You are part of the Google Lunar XPRIZE judging panel. Landing on a comet is obviously very different from landing on the Moon. Is there anything that our teams should be looking out for or learning from Rosetta?
That’s an interesting question. If nothing else, I would hope that they can take just a little bit of time off just to watch what’s going on, just to remind themselves of the excitement -- the excitement and terror -- of these sorts of occasions and maybe just try to imagine, when it’s all about to happen, that it’s their baby, rather than Philae, that is about to be deployed to land on the Moon. Think of it as a prelude to what we hope might happen in the coming months and years. So, very different challenges, no gravity in this case, as opposed to one sixth [on the Moon] – which makes life easier in some respects but imposes new challenges. Everywhere you go, there are different challenges. But I think you can always learn from other people, so they should follow it with a keen eye – but not spend too much time on it because they’ve all got to work hard on their missions!
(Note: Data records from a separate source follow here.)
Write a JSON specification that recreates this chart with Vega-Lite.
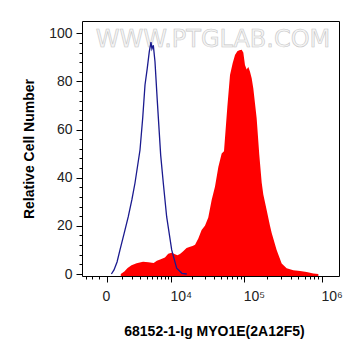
{
  "$schema": "https://vega.github.io/schema/vega-lite/v6.json",
  "width": 257,
  "height": 255,
  "autosize": {"type": "none"},
  "padding": {"left": 82, "top": 21, "right": 22, "bottom": 80},
  "background": "white",
  "config": {"view": {"stroke": "black", "strokeWidth": 1}},
  "datasets": {
    "wm": [{"x": 38880, "y": 97.2, "label": "WWW.PTGLAB.COM"}],
    "red": [
      {"x": 900, "y": 0}, {"x": 1200, "y": 1}, {"x": 1500, "y": 2.5}, {"x": 1900, "y": 3.6},
      {"x": 2500, "y": 4.5}, {"x": 3400, "y": 5.1}, {"x": 4300, "y": 4.9}, {"x": 5300, "y": 4.6},
      {"x": 6000, "y": 5.5}, {"x": 6800, "y": 6.0}, {"x": 8100, "y": 6.9}, {"x": 9100, "y": 8.4},
      {"x": 10300, "y": 8.8}, {"x": 11500, "y": 8.2}, {"x": 12500, "y": 7.8}, {"x": 13600, "y": 8.3},
      {"x": 15000, "y": 9.3}, {"x": 16900, "y": 10.8}, {"x": 18900, "y": 11.3}, {"x": 20500, "y": 11.6},
      {"x": 22200, "y": 12.2}, {"x": 24600, "y": 14.8}, {"x": 27300, "y": 18.3}, {"x": 30300, "y": 20},
      {"x": 33600, "y": 23.5}, {"x": 37300, "y": 30.7}, {"x": 41300, "y": 36.2}, {"x": 45800, "y": 44.5},
      {"x": 50700, "y": 50.1}, {"x": 54400, "y": 51}, {"x": 57800, "y": 62}, {"x": 60200, "y": 69.4},
      {"x": 65300, "y": 82.7}, {"x": 70700, "y": 87.5}, {"x": 75900, "y": 91}, {"x": 81400, "y": 92.5},
      {"x": 86400, "y": 93}, {"x": 92700, "y": 93.2}, {"x": 97400, "y": 92}, {"x": 102400, "y": 86.8},
      {"x": 107600, "y": 85}, {"x": 113200, "y": 86}, {"x": 119000, "y": 84}, {"x": 125100, "y": 81.3},
      {"x": 131400, "y": 77.1}, {"x": 145100, "y": 64.7}, {"x": 157000, "y": 49.4}, {"x": 168500, "y": 38},
      {"x": 176900, "y": 33}, {"x": 195300, "y": 26.6}, {"x": 215600, "y": 20}, {"x": 226800, "y": 17},
      {"x": 262600, "y": 10}, {"x": 305000, "y": 4.4}, {"x": 353000, "y": 2.4}, {"x": 430000, "y": 1.6},
      {"x": 524000, "y": 1.2}, {"x": 638000, "y": 0.8}, {"x": 776000, "y": 0.2}, {"x": 900000, "y": 0}
    ],
    "blue": [
      {"x": 250, "y": 0}, {"x": 412, "y": 1.7}, {"x": 620, "y": 5}, {"x": 838, "y": 10},
      {"x": 1186, "y": 17}, {"x": 1566, "y": 23.8}, {"x": 1950, "y": 31}, {"x": 2302, "y": 37.8},
      {"x": 2952, "y": 51.5}, {"x": 3343, "y": 64.7}, {"x": 3705, "y": 78.5}, {"x": 4088, "y": 85.5},
      {"x": 4446, "y": 92.4}, {"x": 4766, "y": 96.3}, {"x": 4950, "y": 93.5}, {"x": 5232, "y": 95.0},
      {"x": 5586, "y": 88.2}, {"x": 6115, "y": 71.6}, {"x": 6930, "y": 49.4}, {"x": 7636, "y": 37.7},
      {"x": 8608, "y": 23.8}, {"x": 10271, "y": 10}, {"x": 12168, "y": 2.4}, {"x": 14500, "y": 0.3},
      {"x": 17000, "y": 0}
    ]
  },
  "encoding": {
    "x": {
      "field": "x", "type": "quantitative",
      "scale": {"type": "symlog", "constant": 1800, "domain": [-1954, 1653300], "nice": false, "zero": false},
      "axis": {
        "values": [-1500, -1000, -500, 0, 1000, 2000, 3000, 4000, 5000, 6000, 7000, 8000, 9000, 10000, 20000, 30000, 40000, 50000, 60000, 70000, 80000, 90000, 100000, 200000, 300000, 400000, 500000, 600000, 700000, 800000, 900000, 1000000],
        "labelExpr": "datum.value == 0 ? '0' : datum.value == 10000 ? '10⁴' : datum.value == 100000 ? '10⁵' : datum.value == 1000000 ? '10⁶' : ''",
        "labelOverlap": false,
        "labelFlush": false,
        "labelBound": false,
        "labelAlign": {"condition": {"test": "datum.value == 0", "value": "center"}, "value": "left"},
        "labelOffset": -1,
        "tickSize": {"condition": {"test": "datum.value == 0 || datum.value == 10000 || datum.value == 100000 || datum.value == 1000000", "value": 6}, "value": 3},
        "tickColor": "black",
        "domain": false,
        "grid": false,
        "labelFont": "Liberation Sans",
        "labelFontSize": 14,
        "labelColor": "#222222",
        "labelPadding": 7,
        "title": "68152-1-Ig MYO1E(2A12F5)",
        "titleFont": "Liberation Sans",
        "titleFontSize": 14,
        "titleFontWeight": "bold",
        "titleColor": "black",
        "titleX": 132,
        "titleY": 59,
        "titleBaseline": "alphabetic",
        "titleAlign": "center"
      }
    },
    "y": {
      "field": "y", "type": "quantitative",
      "scale": {"domain": [-0.83, 105.1], "nice": false, "zero": false},
      "axis": {
        "values": [0, 4, 8, 12, 16, 20, 24, 28, 32, 36, 40, 44, 48, 52, 56, 60, 64, 68, 72, 76, 80, 84, 88, 92, 96, 100],
        "labelExpr": "datum.value % 20 == 0 ? datum.label : ''",
        "labelOverlap": false,
        "labelFlush": false,
        "labelBound": false,
        "tickSize": {"condition": {"test": "datum.value % 20 == 0", "value": 6}, "value": 3},
        "tickColor": "black",
        "domain": false,
        "grid": false,
        "labelFont": "Liberation Sans",
        "labelFontSize": 14,
        "labelColor": "#222222",
        "labelPadding": 4,
        "title": "Relative Cell Number",
        "titleFont": "Liberation Sans",
        "titleFontSize": 14,
        "titleFontWeight": "bold",
        "titleColor": "black",
        "titleX": -49,
        "titleY": 127.5,
        "titleAngle": 270,
        "titleBaseline": "alphabetic",
        "titleAlign": "center"
      }
    }
  },
  "layer": [
    {
      "data": {"name": "red"},
      "mark": {"type": "area", "color": "#ff0000", "interpolate": "linear"},
      "encoding": {"y2": {"datum": -0.8}}
    },
    {
      "data": {"name": "wm"},
      "mark": {"type": "text", "font": "DejaVu Sans", "fontSize": 24, "fill": "#f5f5f5", "stroke": "#c6c6c6", "strokeWidth": 0.6, "align": "center", "baseline": "middle"},
      "encoding": {"text": {"field": "label"}}
    },
    {
      "data": {"name": "blue"},
      "mark": {"type": "line", "color": "#1a1a8f", "strokeWidth": 1.3, "interpolate": "linear"},
      "encoding": {}
    }
  ]
}
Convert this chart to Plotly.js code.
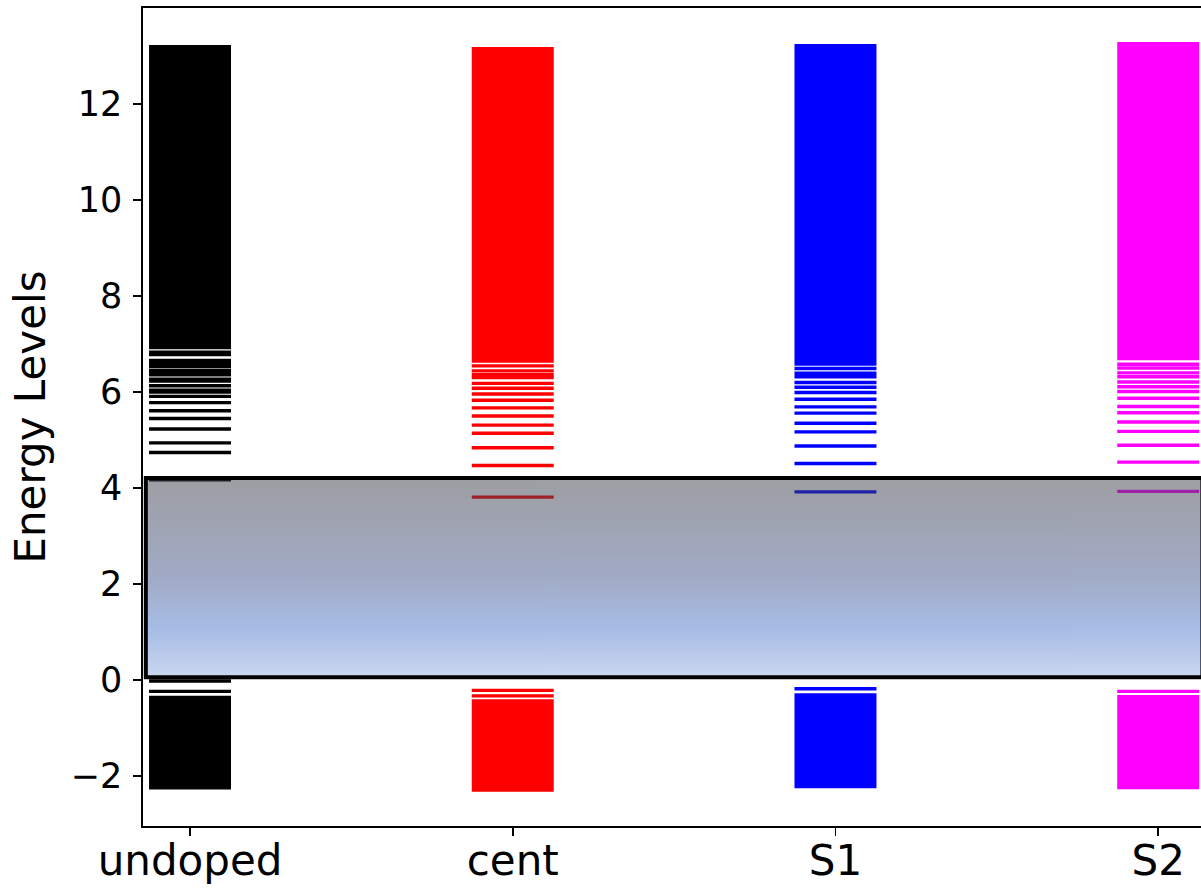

Looking further ahead, down the line, assuming that the Google Lunar XPRIZE is won and commercial space exploration really takes hold, what will that do for planetary exploration? What opportunities might arise for the science community?
Planetary scientists are nothing else if not opportunistic and they’re very, very creative at finding ways of piggy-backing on other things, of making opportunistic measurements. So, if and when commercial activities – whether that might be asteroid prospecting or even comet prospecting if they find anything interesting… we will be there pestering people to give us a little bit of space, a little bit of aperture if they’ve got cameras, or a little bit of space to put our mass spectrometers or other such instruments. I would say that any time anybody goes somewhere interesting, all be it for commercial purposes, we can piggy back and find new measurements and interesting ways to do those measurements. The opportunity for planetary science – still the number of missions are so, so few – so anything that gives us more opportunities, more chances, we’ll absolutely jump at them.